Objective: Restate the lines word for word, from the first line of the records through the line containing "tick_half_px = 3.0". Leave out the pictures and anything after that line.

Records with drawing code

★ ★ ★ ★ ★

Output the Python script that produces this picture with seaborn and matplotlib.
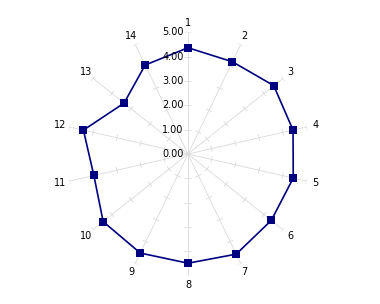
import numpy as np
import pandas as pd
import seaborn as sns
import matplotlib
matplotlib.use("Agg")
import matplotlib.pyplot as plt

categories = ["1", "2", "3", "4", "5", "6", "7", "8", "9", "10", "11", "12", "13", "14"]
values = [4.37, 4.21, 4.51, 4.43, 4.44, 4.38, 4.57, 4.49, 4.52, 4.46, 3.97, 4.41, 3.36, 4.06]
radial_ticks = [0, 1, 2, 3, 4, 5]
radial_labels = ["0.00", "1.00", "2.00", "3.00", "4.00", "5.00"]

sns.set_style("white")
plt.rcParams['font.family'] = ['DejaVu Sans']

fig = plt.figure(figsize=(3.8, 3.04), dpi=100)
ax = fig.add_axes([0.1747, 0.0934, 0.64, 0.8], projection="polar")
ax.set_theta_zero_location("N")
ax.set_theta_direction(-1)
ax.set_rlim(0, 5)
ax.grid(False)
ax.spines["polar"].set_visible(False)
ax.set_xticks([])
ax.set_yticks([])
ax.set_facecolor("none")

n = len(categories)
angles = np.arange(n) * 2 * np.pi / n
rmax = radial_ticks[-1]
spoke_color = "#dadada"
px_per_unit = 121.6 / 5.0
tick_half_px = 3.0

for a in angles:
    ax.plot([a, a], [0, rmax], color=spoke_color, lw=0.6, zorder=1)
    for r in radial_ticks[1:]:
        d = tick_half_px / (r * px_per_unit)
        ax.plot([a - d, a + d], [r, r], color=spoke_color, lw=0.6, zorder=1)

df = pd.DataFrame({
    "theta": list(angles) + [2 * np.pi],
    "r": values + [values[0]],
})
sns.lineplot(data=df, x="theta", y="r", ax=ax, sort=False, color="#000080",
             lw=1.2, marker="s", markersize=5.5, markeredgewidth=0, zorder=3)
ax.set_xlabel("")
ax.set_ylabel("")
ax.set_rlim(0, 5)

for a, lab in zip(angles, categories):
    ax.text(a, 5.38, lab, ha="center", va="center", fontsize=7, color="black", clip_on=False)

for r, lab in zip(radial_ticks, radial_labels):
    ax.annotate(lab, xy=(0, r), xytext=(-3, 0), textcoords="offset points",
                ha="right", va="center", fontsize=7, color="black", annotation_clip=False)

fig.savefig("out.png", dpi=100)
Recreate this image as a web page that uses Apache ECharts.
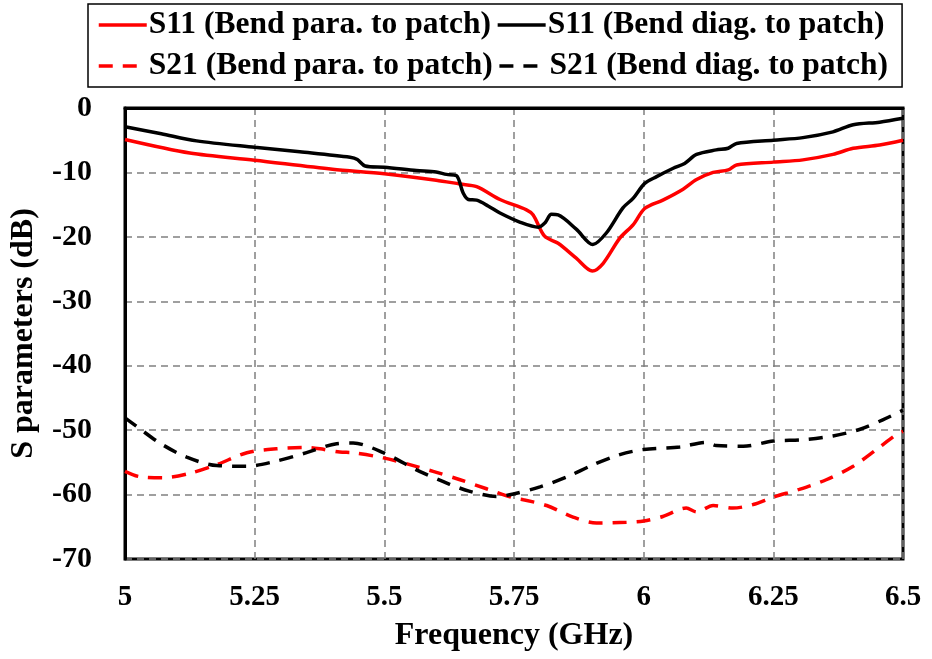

★ ★ ★ ★ ★

Written answer:
Output the Python script that produces this picture with seaborn and matplotlib.
import numpy as np
import pandas as pd
import seaborn as sns
import matplotlib
matplotlib.use("Agg")
import matplotlib.pyplot as plt

categories = ["1", "2", "3", "4", "5", "6", "7", "8", "9", "10", "11", "12", "13", "14"]
values = [4.37, 4.21, 4.51, 4.43, 4.44, 4.38, 4.57, 4.49, 4.52, 4.46, 3.97, 4.41, 3.36, 4.06]
radial_ticks = [0, 1, 2, 3, 4, 5]
radial_labels = ["0.00", "1.00", "2.00", "3.00", "4.00", "5.00"]

sns.set_style("white")
plt.rcParams['font.family'] = ['DejaVu Sans']

fig = plt.figure(figsize=(3.8, 3.04), dpi=100)
ax = fig.add_axes([0.1747, 0.0934, 0.64, 0.8], projection="polar")
ax.set_theta_zero_location("N")
ax.set_theta_direction(-1)
ax.set_rlim(0, 5)
ax.grid(False)
ax.spines["polar"].set_visible(False)
ax.set_xticks([])
ax.set_yticks([])
ax.set_facecolor("none")

n = len(categories)
angles = np.arange(n) * 2 * np.pi / n
rmax = radial_ticks[-1]
spoke_color = "#dadada"
px_per_unit = 121.6 / 5.0
tick_half_px = 3.0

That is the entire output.